Apesar da influência das igrejas e seus dogmas conservadores, o discurso não se reflete necessariamente nas práticas. Ou seja, a proibição do aborto, a homofobia, não se concretizam necessariamente no cotidiano das relações. A rede de solidariedade entre vizinhos, família e agregados pode superar o preconceito. É contra o aborto, mas ajuda a vizinha a fazer; diz que homofobia é pecado, mas aceita o gay da comunidade.
Uma síntese diabólica
A pesquisa traz outras questões instigantes, preocupantes, provocadoras desse “liberalismo” popular brasileiro, que ao final emerge como uma colcha de retalhos e práticas de uma periferia em disputa.
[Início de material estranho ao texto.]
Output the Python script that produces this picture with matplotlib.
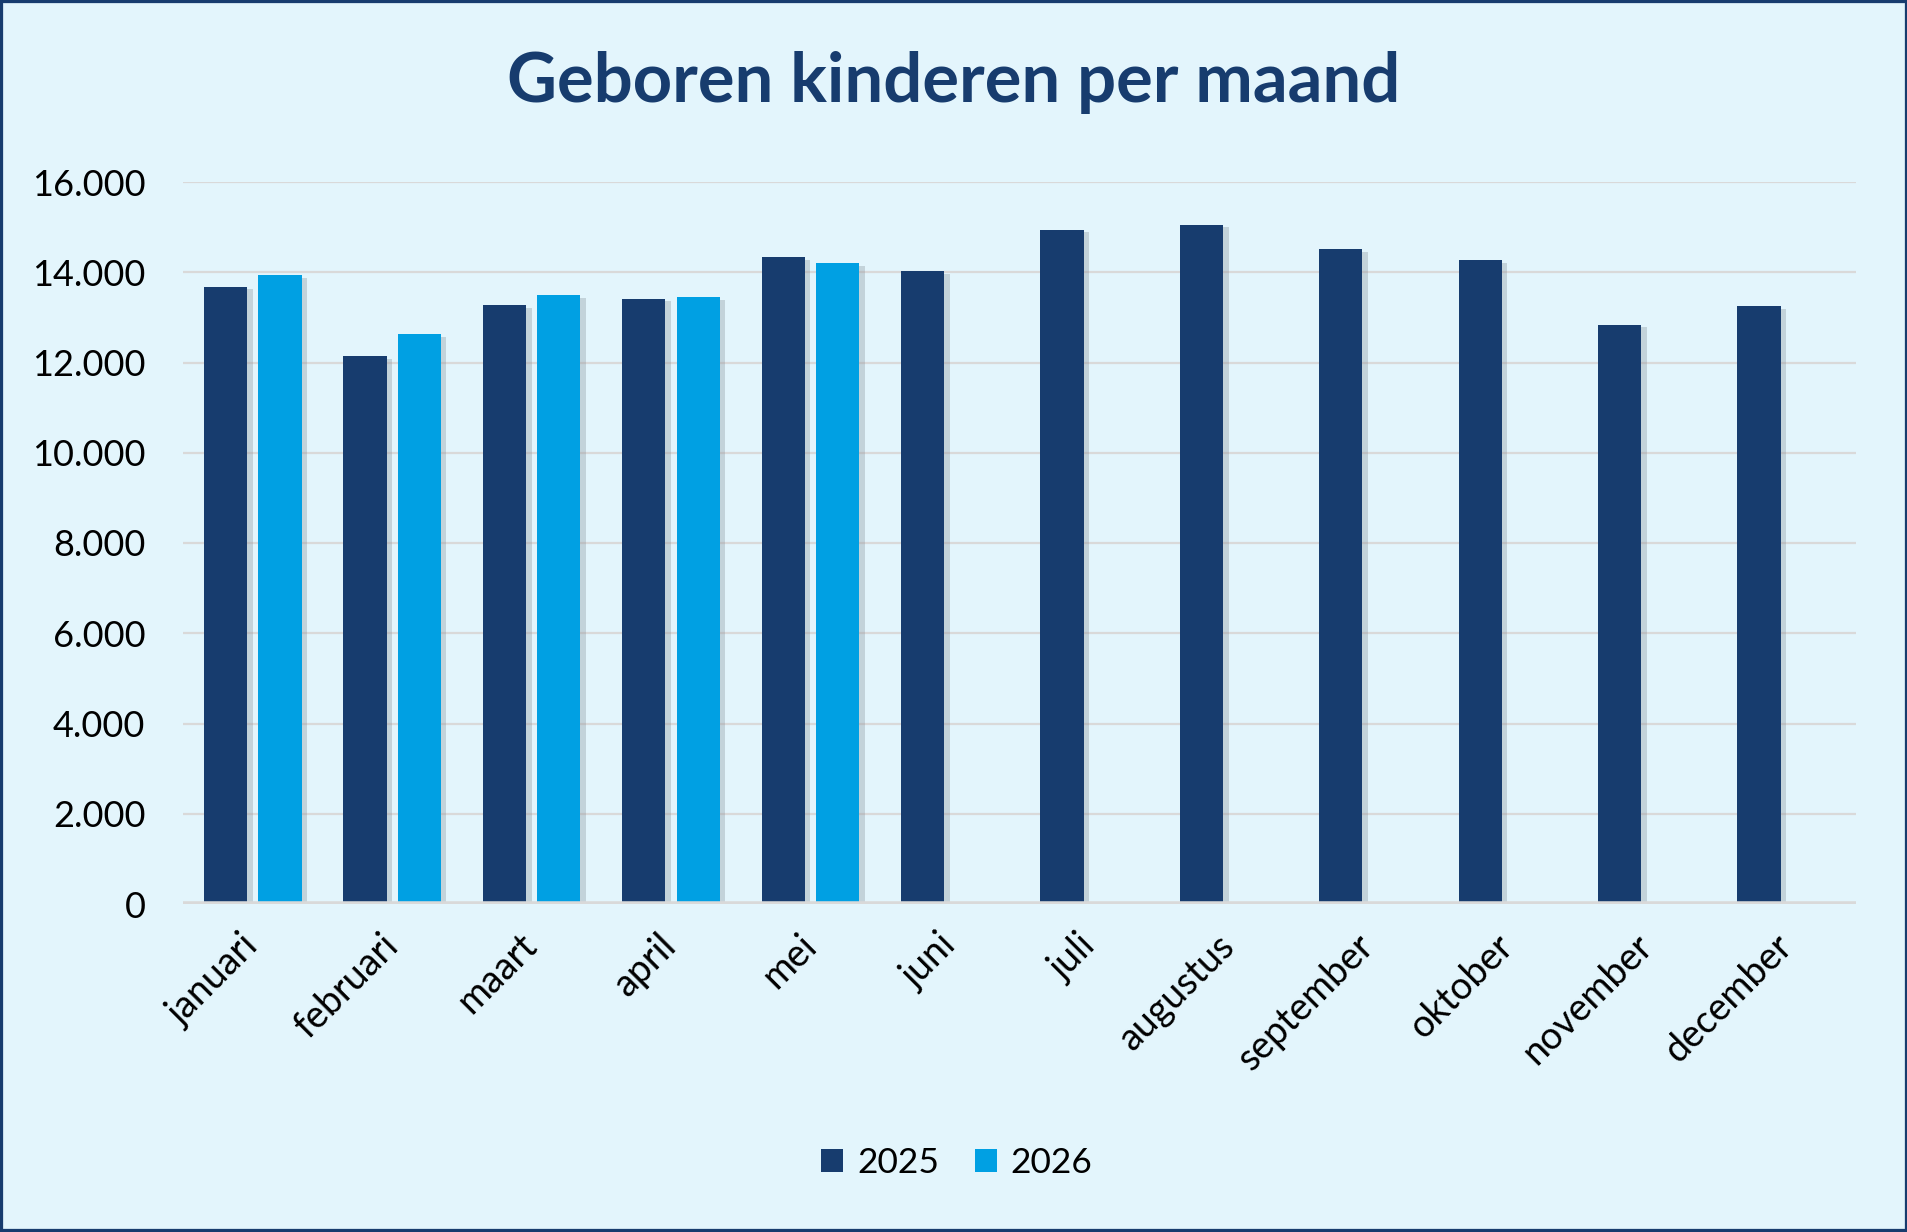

Um discurso que pode soar liberal, mas cujas práticas vão muito além, e incluem a comunidade, a solidariedade, o acolhimento, a empatia como valores do cotidiano ao lado desse individualismo meritocrático. A pesquisa não avança muito sobre machismo, feminismo, questões de comportamento.
Como lidar com tantos signos e valores opostos? Como sair dos dualismos e polarizações produzidos socialmente e pelas mídias, sair dos maniqueísmos ideológicos? Chama atenção uma juventude e multidões urbanas, que na sua aparente “confusão” não suportam mais ter “patrões” (Estado, partidos, mídia) sejam de que tipo for.
Sabemos que as percepções e os imaginários são construídos e que passamos recentemente por um processo midiático de criminalização da política, discursos anti-política midiatizados e canalizados em um sentimento anti-petista e anti-Estado. A política como algo sujo, sinônimo de corrupção, onde não de faz distinção entre os partidos, e isso se reflete na pesquisa.
Ao mesmo tempo esse pragmatismo popular brasileiro tem efeitos reversos e imprevisíveis. Basta ver como a figura do ex-presidente Luís Inácio Lula da Silva está muito além das políticas sociais do seu governo, seus erros e acertos e dessa própria criminalização. Ele encarna perfeitamente a figura do batalhador brasileiro que “chegou lá”. Os referencias de figuras públicas mais citados na pesquisa foram Lula, Sílvio Santos e Dória. Eis uma síntese diabólica do inconsciente popular brasileiro.